PhilterPaper / PDF-Table

Official repository for PDF::Table in Perl
https://www.catskilltech.com/FreeSW/product/PDF%2DTable/title/PDF%3A%3ATable/freeSW_full
Other
10 stars 15 forks source link

bug?: strange inserting of a space after a period (full stop) and alphanumeric character (kerning?) #50

Closed westmj closed 4 years ago

westmj commented 4 years ago

Sentences render as expected in PDF::API2 $content->text(); but in PDF::Table strange things happen when a "word" with an embedded period is found, such as "name@gmail.com"... namely, a space appears, after (the period, and at least one more character), e.g. as "name@gmail.c om". Demonstration program and sample output attached.

bug01.pl.txt bug01.pdf

By the way, can PDF::Table be used in PDF::Builder, a fork of PDF::API2? As is? Or with minor editting? Thanks.

PhilterPaper commented 4 years ago

It does the same thing (extra space) with PDF::Builder. So far, all I did was change all occurrences of "API2" in Table.pm (the only file?) to "Builder". And of course, the same in your bug01.pl code.

I see an extra space after . letter or digit, and two spaces after .. letter or digit. And sometimes a space right after . . I'll take a look at it. I'm wondering if there are some "dot codes" (special meaning for a period) in Table, or perhaps it's trying to enforce some punctuation spacing rules.

PhilterPaper commented 4 years ago

It turned out to be quite simple. Any word longer than 20 characters gets split in two. Add

max_word_length => 50,

(more or less) to the table() parameter list. Splitting will be suppressed for shorter words. The email address you used just happened to have 20 characters right at the period.

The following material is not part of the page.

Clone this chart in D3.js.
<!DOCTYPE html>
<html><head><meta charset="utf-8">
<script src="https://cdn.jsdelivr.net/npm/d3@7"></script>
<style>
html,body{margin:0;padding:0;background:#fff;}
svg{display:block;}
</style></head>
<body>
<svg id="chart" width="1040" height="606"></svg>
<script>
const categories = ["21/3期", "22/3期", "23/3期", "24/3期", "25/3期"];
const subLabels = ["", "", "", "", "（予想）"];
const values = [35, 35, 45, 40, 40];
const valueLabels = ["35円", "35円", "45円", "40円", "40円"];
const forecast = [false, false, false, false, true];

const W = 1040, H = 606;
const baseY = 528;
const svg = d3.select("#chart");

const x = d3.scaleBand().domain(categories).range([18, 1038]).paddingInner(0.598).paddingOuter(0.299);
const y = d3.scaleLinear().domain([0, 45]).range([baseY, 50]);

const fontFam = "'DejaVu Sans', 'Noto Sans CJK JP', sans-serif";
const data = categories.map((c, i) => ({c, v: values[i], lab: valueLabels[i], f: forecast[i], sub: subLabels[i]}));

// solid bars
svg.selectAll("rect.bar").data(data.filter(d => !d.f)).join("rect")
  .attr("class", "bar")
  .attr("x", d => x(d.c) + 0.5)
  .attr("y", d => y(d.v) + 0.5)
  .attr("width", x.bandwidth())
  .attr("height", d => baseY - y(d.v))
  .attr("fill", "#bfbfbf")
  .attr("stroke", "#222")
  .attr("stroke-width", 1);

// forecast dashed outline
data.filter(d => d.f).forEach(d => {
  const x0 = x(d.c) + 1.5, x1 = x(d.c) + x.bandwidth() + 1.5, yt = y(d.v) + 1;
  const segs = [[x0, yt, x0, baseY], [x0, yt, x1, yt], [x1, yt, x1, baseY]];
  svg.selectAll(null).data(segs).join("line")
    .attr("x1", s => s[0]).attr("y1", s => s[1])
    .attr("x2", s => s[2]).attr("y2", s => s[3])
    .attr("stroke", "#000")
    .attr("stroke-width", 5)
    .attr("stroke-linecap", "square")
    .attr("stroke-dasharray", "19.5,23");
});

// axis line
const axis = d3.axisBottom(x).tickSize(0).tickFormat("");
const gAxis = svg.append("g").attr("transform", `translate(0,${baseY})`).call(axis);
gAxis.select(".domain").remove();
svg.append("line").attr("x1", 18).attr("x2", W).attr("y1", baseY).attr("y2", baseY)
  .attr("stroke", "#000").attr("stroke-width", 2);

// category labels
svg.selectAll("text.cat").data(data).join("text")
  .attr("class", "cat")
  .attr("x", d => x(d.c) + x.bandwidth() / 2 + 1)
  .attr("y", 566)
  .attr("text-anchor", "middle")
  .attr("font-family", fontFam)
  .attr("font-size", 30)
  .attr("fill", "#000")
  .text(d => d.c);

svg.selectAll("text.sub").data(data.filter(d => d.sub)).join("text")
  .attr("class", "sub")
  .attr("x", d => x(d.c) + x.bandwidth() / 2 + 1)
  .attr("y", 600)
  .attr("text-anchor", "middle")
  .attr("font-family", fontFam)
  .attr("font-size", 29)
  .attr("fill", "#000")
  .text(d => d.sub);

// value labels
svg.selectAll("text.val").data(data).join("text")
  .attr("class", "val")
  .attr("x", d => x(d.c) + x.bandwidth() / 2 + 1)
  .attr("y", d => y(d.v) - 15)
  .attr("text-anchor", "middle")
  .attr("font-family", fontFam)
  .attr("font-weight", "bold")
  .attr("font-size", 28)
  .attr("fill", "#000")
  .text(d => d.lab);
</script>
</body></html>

The Table.pm code could be made more general, to accept PDF::Builder input. There are about 5 places where data types are checked against "PDF::API2..." strings. These could be changed to check against "PDF::API2..." or "PDF::Builder...".

westmj commented 4 years ago

Thanks! That extinguishes the bug. I will take a look at modifying PDF::Table. Have any pseudo-code to suggest? Here is a crude modification of the bug demo program that shows "max_word_length => 60," does the trick.

bug02.pl.txt

kamenov commented 4 years ago

If you'd like to propose a pull request I'd be happy to merge and release it on CPAN.

PhilterPaper commented 4 years ago

I think you should reconsider splitting words at max_word_length, and only split when necessary to fit in a table cell. In addition, a hyphen (dash) should be added at the split. Where a better place to split a word would be is language-dependent, and some languages have some rules about repeating letters at the split. Word splitting due to line space is a very complicated area.